_Provided records_

.....

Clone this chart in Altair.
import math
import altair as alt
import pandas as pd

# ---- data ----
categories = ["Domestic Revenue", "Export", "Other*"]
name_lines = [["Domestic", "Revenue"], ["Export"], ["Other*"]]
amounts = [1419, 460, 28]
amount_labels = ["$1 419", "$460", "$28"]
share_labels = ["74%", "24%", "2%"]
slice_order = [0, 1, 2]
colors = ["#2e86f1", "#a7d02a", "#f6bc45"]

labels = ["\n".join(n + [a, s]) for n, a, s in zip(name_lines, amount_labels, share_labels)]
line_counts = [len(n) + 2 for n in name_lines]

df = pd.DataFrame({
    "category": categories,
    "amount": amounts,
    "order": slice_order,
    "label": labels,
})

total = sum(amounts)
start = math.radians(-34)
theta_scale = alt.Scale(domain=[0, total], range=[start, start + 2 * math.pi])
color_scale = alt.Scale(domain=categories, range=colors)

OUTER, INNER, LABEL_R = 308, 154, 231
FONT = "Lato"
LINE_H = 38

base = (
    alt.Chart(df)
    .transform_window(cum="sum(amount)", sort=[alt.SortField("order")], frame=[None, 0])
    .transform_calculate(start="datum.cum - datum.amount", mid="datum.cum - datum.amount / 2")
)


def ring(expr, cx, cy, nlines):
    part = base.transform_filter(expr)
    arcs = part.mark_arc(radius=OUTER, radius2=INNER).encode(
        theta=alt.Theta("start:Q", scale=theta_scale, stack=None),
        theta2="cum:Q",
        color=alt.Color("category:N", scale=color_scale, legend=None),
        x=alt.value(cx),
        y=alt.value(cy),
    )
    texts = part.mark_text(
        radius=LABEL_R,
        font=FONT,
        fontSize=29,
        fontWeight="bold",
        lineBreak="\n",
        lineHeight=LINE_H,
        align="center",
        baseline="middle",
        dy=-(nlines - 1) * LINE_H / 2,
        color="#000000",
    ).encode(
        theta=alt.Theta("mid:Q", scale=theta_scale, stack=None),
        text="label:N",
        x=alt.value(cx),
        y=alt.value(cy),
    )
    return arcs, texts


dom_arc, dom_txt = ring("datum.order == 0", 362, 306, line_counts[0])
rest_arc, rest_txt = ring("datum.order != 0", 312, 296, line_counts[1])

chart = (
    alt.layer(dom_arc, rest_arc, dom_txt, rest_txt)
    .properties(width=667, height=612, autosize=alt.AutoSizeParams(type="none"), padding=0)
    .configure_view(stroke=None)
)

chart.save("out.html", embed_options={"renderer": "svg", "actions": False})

.....

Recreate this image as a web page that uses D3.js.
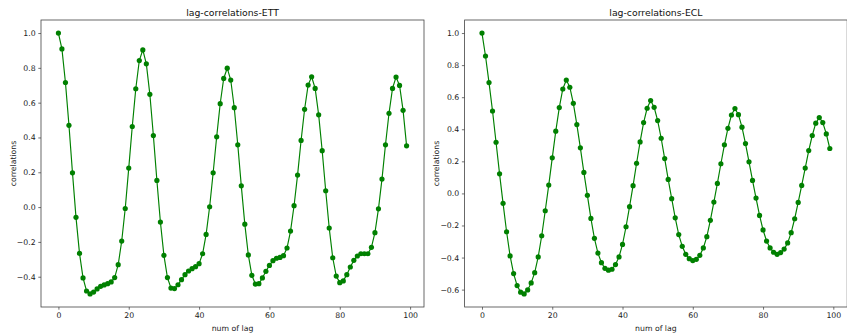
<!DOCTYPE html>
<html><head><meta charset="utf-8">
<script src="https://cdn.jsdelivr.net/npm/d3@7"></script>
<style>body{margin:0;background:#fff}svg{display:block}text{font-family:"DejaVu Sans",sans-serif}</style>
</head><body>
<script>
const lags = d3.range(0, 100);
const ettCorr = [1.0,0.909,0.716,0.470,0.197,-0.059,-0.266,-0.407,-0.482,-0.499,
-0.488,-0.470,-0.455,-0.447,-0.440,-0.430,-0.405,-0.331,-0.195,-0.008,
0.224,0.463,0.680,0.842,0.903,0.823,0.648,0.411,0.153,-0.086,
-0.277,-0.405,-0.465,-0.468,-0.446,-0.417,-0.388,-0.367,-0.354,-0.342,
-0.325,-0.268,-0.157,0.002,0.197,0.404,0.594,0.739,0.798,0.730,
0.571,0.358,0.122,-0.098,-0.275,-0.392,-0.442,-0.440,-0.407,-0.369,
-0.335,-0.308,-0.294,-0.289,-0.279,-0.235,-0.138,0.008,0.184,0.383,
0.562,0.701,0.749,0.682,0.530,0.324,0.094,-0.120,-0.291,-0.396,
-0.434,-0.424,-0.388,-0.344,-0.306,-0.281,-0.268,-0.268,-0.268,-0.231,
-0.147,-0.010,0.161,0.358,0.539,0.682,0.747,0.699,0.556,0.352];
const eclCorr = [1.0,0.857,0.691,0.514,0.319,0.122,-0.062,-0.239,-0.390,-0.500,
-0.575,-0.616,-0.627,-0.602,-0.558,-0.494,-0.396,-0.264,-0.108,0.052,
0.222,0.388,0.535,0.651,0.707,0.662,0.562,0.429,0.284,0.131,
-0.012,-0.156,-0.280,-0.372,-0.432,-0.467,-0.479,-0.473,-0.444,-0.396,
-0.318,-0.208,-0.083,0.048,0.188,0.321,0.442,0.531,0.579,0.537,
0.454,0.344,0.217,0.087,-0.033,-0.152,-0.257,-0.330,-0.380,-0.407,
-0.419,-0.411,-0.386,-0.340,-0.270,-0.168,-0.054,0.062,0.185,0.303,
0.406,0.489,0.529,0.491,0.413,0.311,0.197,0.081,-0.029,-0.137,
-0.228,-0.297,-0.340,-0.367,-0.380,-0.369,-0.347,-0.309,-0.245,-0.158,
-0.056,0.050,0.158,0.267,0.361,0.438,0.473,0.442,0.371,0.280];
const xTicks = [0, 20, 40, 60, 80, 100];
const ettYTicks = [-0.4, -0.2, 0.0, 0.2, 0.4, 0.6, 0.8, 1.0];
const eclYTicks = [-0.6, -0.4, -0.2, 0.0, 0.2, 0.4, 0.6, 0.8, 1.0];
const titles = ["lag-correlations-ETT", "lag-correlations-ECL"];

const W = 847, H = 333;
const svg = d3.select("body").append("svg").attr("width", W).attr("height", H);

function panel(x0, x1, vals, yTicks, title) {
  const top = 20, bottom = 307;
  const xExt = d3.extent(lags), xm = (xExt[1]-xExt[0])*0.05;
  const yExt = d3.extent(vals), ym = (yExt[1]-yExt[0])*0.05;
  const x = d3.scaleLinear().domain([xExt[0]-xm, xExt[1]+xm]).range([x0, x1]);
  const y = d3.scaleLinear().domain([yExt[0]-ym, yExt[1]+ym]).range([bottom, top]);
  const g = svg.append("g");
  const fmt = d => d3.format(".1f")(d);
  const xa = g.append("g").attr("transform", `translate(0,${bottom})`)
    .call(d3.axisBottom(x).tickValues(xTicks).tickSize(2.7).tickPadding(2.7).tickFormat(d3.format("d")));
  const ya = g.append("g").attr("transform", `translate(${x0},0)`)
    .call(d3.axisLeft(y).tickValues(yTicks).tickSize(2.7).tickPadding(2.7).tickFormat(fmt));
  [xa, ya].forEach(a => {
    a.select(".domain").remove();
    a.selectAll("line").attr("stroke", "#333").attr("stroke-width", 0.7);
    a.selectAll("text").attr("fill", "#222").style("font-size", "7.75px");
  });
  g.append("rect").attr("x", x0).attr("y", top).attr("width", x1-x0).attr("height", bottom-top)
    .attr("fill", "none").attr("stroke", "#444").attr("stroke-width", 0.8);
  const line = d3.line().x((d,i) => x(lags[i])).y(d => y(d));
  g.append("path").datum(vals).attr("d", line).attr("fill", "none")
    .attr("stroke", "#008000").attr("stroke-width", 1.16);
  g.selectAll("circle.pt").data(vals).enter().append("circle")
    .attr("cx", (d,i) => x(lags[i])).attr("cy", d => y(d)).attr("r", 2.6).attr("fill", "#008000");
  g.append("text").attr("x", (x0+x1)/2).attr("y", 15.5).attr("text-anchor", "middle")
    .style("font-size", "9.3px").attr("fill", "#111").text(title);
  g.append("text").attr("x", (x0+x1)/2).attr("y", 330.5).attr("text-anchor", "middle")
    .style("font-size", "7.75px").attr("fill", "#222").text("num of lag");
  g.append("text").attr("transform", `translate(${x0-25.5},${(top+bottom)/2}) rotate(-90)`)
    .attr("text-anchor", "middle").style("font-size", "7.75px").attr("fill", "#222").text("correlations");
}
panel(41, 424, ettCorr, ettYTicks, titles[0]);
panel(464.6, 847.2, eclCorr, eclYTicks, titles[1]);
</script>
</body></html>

.....

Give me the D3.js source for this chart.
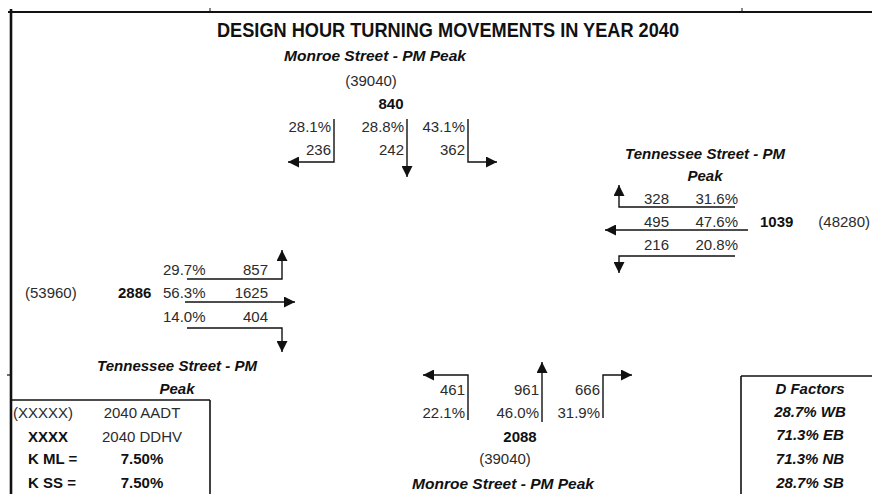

.....

_Work to be completed_
Copy out each line in the preceding records that contains "this".

_Finished task_
Clone this chart in Altair.
Recreate this image as a web page that uses D3.js.
Give me the D3.js source for this chart.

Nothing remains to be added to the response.